Print all the data, keeping every line exactly as it is.

(Figure scripts)
○ ○ ○ ○ ○ ○ ○

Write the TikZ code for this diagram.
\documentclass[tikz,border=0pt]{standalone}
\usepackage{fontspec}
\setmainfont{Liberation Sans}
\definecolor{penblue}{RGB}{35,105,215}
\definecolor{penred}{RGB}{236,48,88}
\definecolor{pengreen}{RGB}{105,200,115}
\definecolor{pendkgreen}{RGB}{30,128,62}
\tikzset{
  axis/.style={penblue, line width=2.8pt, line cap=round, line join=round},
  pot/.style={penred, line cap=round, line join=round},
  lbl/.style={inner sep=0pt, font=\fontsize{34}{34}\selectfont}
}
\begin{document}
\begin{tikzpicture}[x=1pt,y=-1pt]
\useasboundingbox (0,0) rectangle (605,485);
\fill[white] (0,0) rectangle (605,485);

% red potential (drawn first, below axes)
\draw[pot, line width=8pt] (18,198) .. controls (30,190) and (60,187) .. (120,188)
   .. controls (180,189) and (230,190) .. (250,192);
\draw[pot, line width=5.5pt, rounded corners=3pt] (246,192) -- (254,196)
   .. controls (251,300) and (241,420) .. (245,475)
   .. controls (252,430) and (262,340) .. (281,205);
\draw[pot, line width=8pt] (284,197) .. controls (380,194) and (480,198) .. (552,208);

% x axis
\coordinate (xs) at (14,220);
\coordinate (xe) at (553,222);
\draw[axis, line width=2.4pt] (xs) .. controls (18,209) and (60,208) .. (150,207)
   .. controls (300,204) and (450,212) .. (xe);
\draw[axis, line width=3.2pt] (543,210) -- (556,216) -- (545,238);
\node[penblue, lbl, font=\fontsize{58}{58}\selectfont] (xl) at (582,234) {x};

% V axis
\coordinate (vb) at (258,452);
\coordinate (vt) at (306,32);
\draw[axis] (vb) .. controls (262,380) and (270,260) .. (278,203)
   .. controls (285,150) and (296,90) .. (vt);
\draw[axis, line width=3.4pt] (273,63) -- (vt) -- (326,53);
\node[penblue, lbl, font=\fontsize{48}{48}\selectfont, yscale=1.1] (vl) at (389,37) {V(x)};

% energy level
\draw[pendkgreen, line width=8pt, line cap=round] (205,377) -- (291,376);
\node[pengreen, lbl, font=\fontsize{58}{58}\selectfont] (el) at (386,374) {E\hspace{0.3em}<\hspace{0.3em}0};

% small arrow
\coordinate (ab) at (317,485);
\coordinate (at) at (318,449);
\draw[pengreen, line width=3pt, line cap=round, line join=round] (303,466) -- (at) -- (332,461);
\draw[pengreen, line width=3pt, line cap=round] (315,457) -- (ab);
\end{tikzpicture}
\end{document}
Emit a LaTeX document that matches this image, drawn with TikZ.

○ ○ ○ ○ ○ ○ ○

▶ THE RESPONSE:
Write the TikZ code for this diagram.
\documentclass[tikz,border=0pt]{standalone}
\usepackage{fontspec}
\setmainfont{Liberation Sans}
\definecolor{penblue}{RGB}{35,105,215}
\definecolor{penred}{RGB}{236,48,88}
\definecolor{pengreen}{RGB}{105,200,115}
\definecolor{pendkgreen}{RGB}{30,128,62}
\tikzset{
  axis/.style={penblue, line width=2.8pt, line cap=round, line join=round},
  pot/.style={penred, line cap=round, line join=round},
  lbl/.style={inner sep=0pt, font=\fontsize{34}{34}\selectfont}
}
\begin{document}
\begin{tikzpicture}[x=1pt,y=-1pt]
\useasboundingbox (0,0) rectangle (605,485);
\fill[white] (0,0) rectangle (605,485);

% red potential (drawn first, below axes)
\draw[pot, line width=8pt] (18,198) .. controls (30,190) and (60,187) .. (120,188)
   .. controls (180,189) and (230,190) .. (250,192);
\draw[pot, line width=5.5pt, rounded corners=3pt] (246,192) -- (254,196)
   .. controls (251,300) and (241,420) .. (245,475)
   .. controls (252,430) and (262,340) .. (281,205);
\draw[pot, line width=8pt] (284,197) .. controls (380,194) and (480,198) .. (552,208);

% x axis
\coordinate (xs) at (14,220);
\coordinate (xe) at (553,222);
\draw[axis, line width=2.4pt] (xs) .. controls (18,209) and (60,208) .. (150,207)
   .. controls (300,204) and (450,212) .. (xe);
\draw[axis, line width=3.2pt] (543,210) -- (556,216) -- (545,238);
\node[penblue, lbl, font=\fontsize{58}{58}\selectfont] (xl) at (582,234) {x};

% V axis
\coordinate (vb) at (258,452);
\coordinate (vt) at (306,32);
\draw[axis] (vb) .. controls (262,380) and (270,260) .. (278,203)
   .. controls (285,150) and (296,90) .. (vt);
\draw[axis, line width=3.4pt] (273,63) -- (vt) -- (326,53);
\node[penblue, lbl, font=\fontsize{48}{48}\selectfont, yscale=1.1] (vl) at (389,37) {V(x)};

% energy level
\draw[pendkgreen, line width=8pt, line cap=round] (205,377) -- (291,376);
\node[pengreen, lbl, font=\fontsize{58}{58}\selectfont] (el) at (386,374) {E\hspace{0.3em}<\hspace{0.3em}0};

% small arrow
\coordinate (ab) at (317,485);
\coordinate (at) at (318,449);
\draw[pengreen, line width=3pt, line cap=round, line join=round] (303,466) -- (at) -- (332,461);
\draw[pengreen, line width=3pt, line cap=round] (315,457) -- (ab);
\end{tikzpicture}
\end{document}
Emit a LaTeX document that matches this image, drawn with TikZ.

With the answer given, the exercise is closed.